### Exercise instructions
Leave out the pictures and repeat the rest of the material exactly.

### Given data
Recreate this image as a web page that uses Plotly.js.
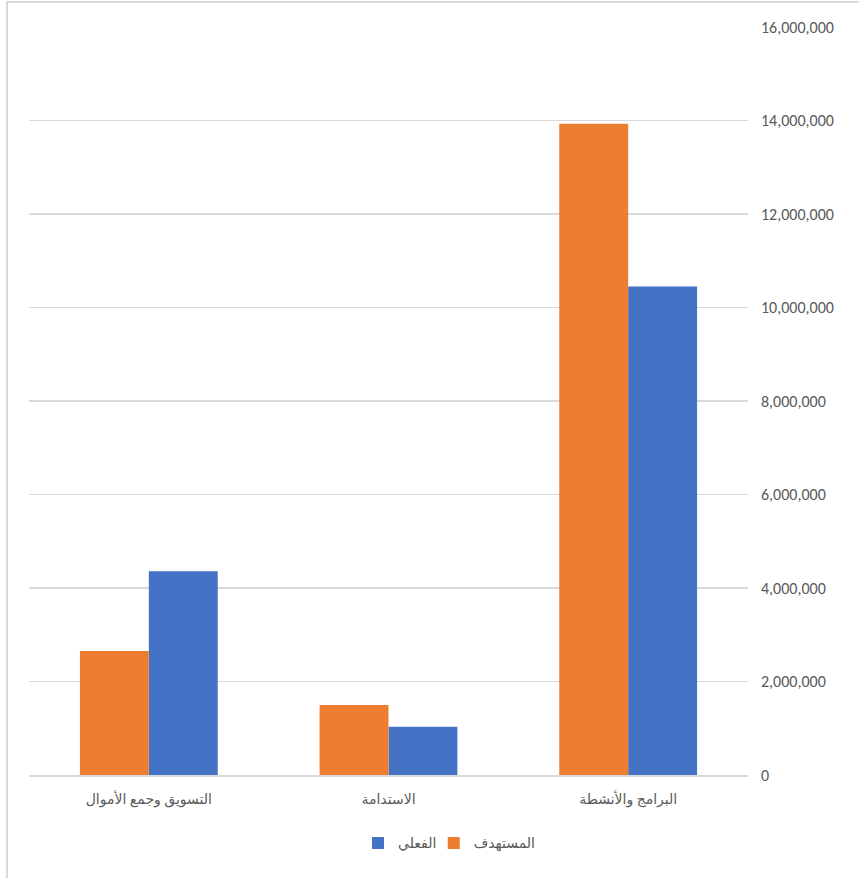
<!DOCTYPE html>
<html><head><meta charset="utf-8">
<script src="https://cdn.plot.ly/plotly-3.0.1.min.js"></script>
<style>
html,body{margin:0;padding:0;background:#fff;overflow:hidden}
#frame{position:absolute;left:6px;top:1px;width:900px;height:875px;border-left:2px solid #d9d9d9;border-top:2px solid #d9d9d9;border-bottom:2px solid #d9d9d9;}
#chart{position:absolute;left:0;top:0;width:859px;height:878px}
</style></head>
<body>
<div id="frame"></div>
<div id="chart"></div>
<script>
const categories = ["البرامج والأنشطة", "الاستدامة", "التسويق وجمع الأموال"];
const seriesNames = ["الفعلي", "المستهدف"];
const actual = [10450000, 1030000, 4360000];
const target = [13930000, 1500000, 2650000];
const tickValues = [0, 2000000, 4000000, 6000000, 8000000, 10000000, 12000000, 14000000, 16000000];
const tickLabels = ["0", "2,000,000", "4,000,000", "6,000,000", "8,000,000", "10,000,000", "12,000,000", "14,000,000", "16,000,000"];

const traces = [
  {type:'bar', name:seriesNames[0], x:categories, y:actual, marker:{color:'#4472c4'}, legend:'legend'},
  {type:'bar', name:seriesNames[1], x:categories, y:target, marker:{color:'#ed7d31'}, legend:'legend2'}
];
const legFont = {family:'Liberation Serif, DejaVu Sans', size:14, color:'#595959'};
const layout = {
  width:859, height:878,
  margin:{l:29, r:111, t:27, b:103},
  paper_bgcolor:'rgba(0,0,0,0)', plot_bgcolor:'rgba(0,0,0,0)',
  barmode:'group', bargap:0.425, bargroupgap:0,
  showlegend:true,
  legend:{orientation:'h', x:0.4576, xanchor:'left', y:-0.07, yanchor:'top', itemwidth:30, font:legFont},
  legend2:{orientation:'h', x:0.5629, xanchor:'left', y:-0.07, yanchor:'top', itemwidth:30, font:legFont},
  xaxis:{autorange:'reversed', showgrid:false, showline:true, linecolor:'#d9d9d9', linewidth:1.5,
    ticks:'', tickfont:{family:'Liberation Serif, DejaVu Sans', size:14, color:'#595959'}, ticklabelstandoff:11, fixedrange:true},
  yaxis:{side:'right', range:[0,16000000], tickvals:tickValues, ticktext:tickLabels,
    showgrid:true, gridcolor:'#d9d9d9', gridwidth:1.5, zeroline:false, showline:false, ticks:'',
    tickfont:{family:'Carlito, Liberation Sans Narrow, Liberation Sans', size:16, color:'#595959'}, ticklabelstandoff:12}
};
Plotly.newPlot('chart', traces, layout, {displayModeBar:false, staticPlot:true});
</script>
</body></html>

### Task answer
Recreate this image as a web page that uses Plotly.js.
<!DOCTYPE html>
<html><head><meta charset="utf-8">
<script src="https://cdn.plot.ly/plotly-3.0.1.min.js"></script>
<style>
html,body{margin:0;padding:0;background:#fff;overflow:hidden}
#frame{position:absolute;left:6px;top:1px;width:900px;height:875px;border-left:2px solid #d9d9d9;border-top:2px solid #d9d9d9;border-bottom:2px solid #d9d9d9;}
#chart{position:absolute;left:0;top:0;width:859px;height:878px}
</style></head>
<body>
<div id="frame"></div>
<div id="chart"></div>
<script>
const categories = ["البرامج والأنشطة", "الاستدامة", "التسويق وجمع الأموال"];
const seriesNames = ["الفعلي", "المستهدف"];
const actual = [10450000, 1030000, 4360000];
const target = [13930000, 1500000, 2650000];
const tickValues = [0, 2000000, 4000000, 6000000, 8000000, 10000000, 12000000, 14000000, 16000000];
const tickLabels = ["0", "2,000,000", "4,000,000", "6,000,000", "8,000,000", "10,000,000", "12,000,000", "14,000,000", "16,000,000"];

const traces = [
  {type:'bar', name:seriesNames[0], x:categories, y:actual, marker:{color:'#4472c4'}, legend:'legend'},
  {type:'bar', name:seriesNames[1], x:categories, y:target, marker:{color:'#ed7d31'}, legend:'legend2'}
];
const legFont = {family:'Liberation Serif, DejaVu Sans', size:14, color:'#595959'};
const layout = {
  width:859, height:878,
  margin:{l:29, r:111, t:27, b:103},
  paper_bgcolor:'rgba(0,0,0,0)', plot_bgcolor:'rgba(0,0,0,0)',
  barmode:'group', bargap:0.425, bargroupgap:0,
  showlegend:true,
  legend:{orientation:'h', x:0.4576, xanchor:'left', y:-0.07, yanchor:'top', itemwidth:30, font:legFont},
  legend2:{orientation:'h', x:0.5629, xanchor:'left', y:-0.07, yanchor:'top', itemwidth:30, font:legFont},
  xaxis:{autorange:'reversed', showgrid:false, showline:true, linecolor:'#d9d9d9', linewidth:1.5,
    ticks:'', tickfont:{family:'Liberation Serif, DejaVu Sans', size:14, color:'#595959'}, ticklabelstandoff:11, fixedrange:true},
  yaxis:{side:'right', range:[0,16000000], tickvals:tickValues, ticktext:tickLabels,
    showgrid:true, gridcolor:'#d9d9d9', gridwidth:1.5, zeroline:false, showline:false, ticks:'',
    tickfont:{family:'Carlito, Liberation Sans Narrow, Liberation Sans', size:16, color:'#595959'}, ticklabelstandoff:12}
};
Plotly.newPlot('chart', traces, layout, {displayModeBar:false, staticPlot:true});
</script>
</body></html>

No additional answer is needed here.